Presenting one of our wonderful new illustrators Sharon Davey! Below she has been kind enough to answer a few questions for us. From her likes and dislikes to her tip top tips for aspiring illustrators!
Where do you live/work?
I live and work in sunny Surrey but I’m originally from Stockport, Greater Manchester and we defiantly harbor a northern spirit in the house. Everyone who enters is fed and no one ever wears a coat.
What do you love about working there?
I used to work from the kitchen table and need to tidy up everyday at 3pm so having my own space is phenomenal. I like noise when I work so I love being in the middle of our family space. If I’m home alone working I have to have music on or I end up talking to our cat, Eliza Doodle Davey.
What are your dislikes?
I really don’t like it when toddlers lick a runny nose, yuk! But apart from that I pretty much like everything about my life. I’d really like to find a recipe for flapjacks where I don’t just burn a pan of oats.
What do you love most about being an illustrator?
I am so in love with my job - it’s the best. It’s my dream job and it allows me to be 100% myself. I love the ideas stage; choosing, creating, and goofing around with more absurd ideas. Listening to writers, art directors and now agents about their thoughts of what I’ve drawn is great fun. They always see something I’ve missed and it’s the feedback I require to be part of the illustration world rather than just drawing for myself.
How do you work – what are your techniques?
I’ve developed my work over the past year to streamline the process. So, it goes a little something like this, I usually sketch a page or two of character drawings, sometimes using reference but mainly right out of my head. Generally I forget to use my sketchbook and prefer printer paper so I can scan the images, but I try to go back and tape them into my sketchbook in the right order. Then I draw and scan, draw and scan for what seems like days; characters, locations, textures, individual plants, random shapes. Then I rearrange in Photoshop, either recolouring lines and going to final artwork or if my line widths are too various I print off this mash of drawings, light box and redraw everything at a similar line width and start again. I colour digitally and like to keep my original line work as lively and interesting as possible.
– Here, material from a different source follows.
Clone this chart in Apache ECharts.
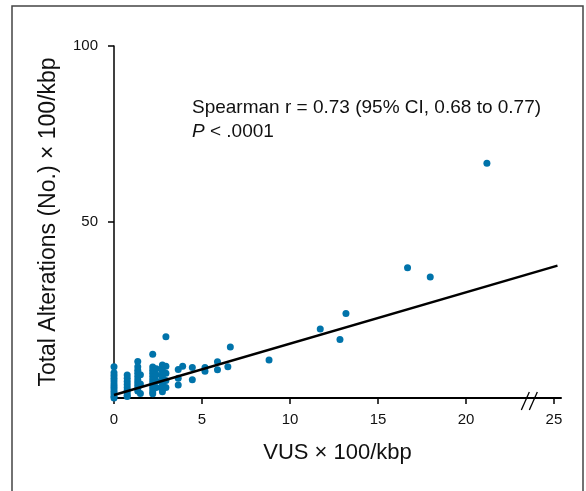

What is your favourite thing to draw?
Grumpy looking animals. I like to draw things with attitude problems and distrusting looks- they make me laugh. I’m much more at ease drawing humor and will sit like a fool with a big smile on my face laughing at my own jokes.
Are there any tricky parts to being an illustrator?
That cold clutch of your heart you feel when a deadline is approaching and talking yourself round from freezing and putting it off into a “RIGHT! Let’s do this attitude.” Also letting go of a really nice layout or character that you have fallen in love with because no one else likes it. That’s pretty tricky.
What or who are you inspired by?
I buy picture books very often, my shelves would say too often. I love Quentin Blake and would absolutely have a fan girl moment if I was ever in the same room. I adore Isabelle Arsenault, Kenard Pak, Chris Chatterton, Fred Blunt, Chris Riddell, Leigh Hodgkinson and did you see the new book from Richard Jones, The Snow Lion? Oh my! I cried in the bookshop.
What do you like to do in your spare time when you’re not illustrating?
If I’m not at my desk or in a bookshop I like to visit cake shops with my family or friends. I feel like I’m working on a study of all the almond croissants in the area. Although I’ll have to start all over again with mince pies soon, shucks! I like art galleries, the theatre, singing show tunes on long car rides and embarrassing my children by going over the top at least three times a day.
How did you get into illustration?
When asked as a child about possible future professions I always said I wanted to be a draw-er or a crisp taster. At age 9 I was convinced Hollywood would come knocking for me to draw on the next Disney movie and by age 12, after waiting by the phone for three years, I decided theatre was a safer bet. I trained as a theatre set and costume designer at The Royal Central School of Speech and Drama and spent 15 years making theatre, props, masks, puppets, anything and everything. I was pretty late in the game when I realized I loved theatre so much because I was storytelling and I should be spending my time doing that instead of sewing feathers on to ugly duckling costumes. I started drawing again with the idea to entertain my family and really got into it. I exhibited some of my work and got a lot of great feedback. I moved more into children’s illustration and met SCBWI people at a short course on book illustration. After that I knew I was home. At such a young age I knew what I wanted to be, I should have listened to her. I could have been a crisp taster by now.
What are your three top tips for aspiring illustrators?
Put in the hard work and get better at drawing hands.
Be on the look out to learn more, short course, lectures, and new people.
Stick to deadlines and be business-like about business.
What’s your ultimate dream?
1.To get better at drawing hands.
2. To be asked to be on Strictly Come Dancing ,but have to turn it down because I have too much work on.